Persino il deputato Marco Di Stefano, accusato di aver preso una mazzetta da quasi 2 milioni di euro, aveva a Casalotti il suo feudo. Lui è politicamente decaduto, ma il suo sottogruppo è sempre in piedi nel Tredicesimo Municipio, dove ci sono sua nipote Eleonora De Venuti e il suo clone Roberto Martino. Come tutta Roma, anche quella zona è stata commissariata da parlamentari scelti da Orfini. Il subcommissario di zona è il deputato renziano Andrea Romano, livornese, che ha avuto modo di toccare con mano il caos capitolino, che disorienterebbe chiunque.
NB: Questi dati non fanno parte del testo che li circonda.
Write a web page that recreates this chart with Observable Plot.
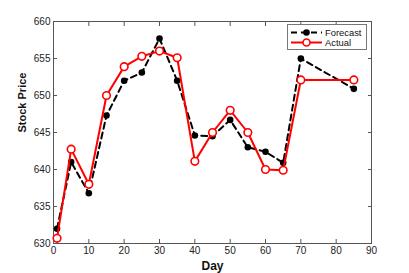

Il 27 settembre, in un’azienda agricola fuori Roma, eletti e dirigenti del partito si sono trovati per fare un punto sul Pd. Le dimissioni di Marino ancora non erano all’ordine del giorno ma a Romano è apparso chiaro che la guerra stava per ripartire. «Ci ho messo tutto il mio impegno intellettuale, ma la differenza fra bettiniani e marroniani non l’ho capita....», ha detto Romano, scherzando, durante l’assemblea.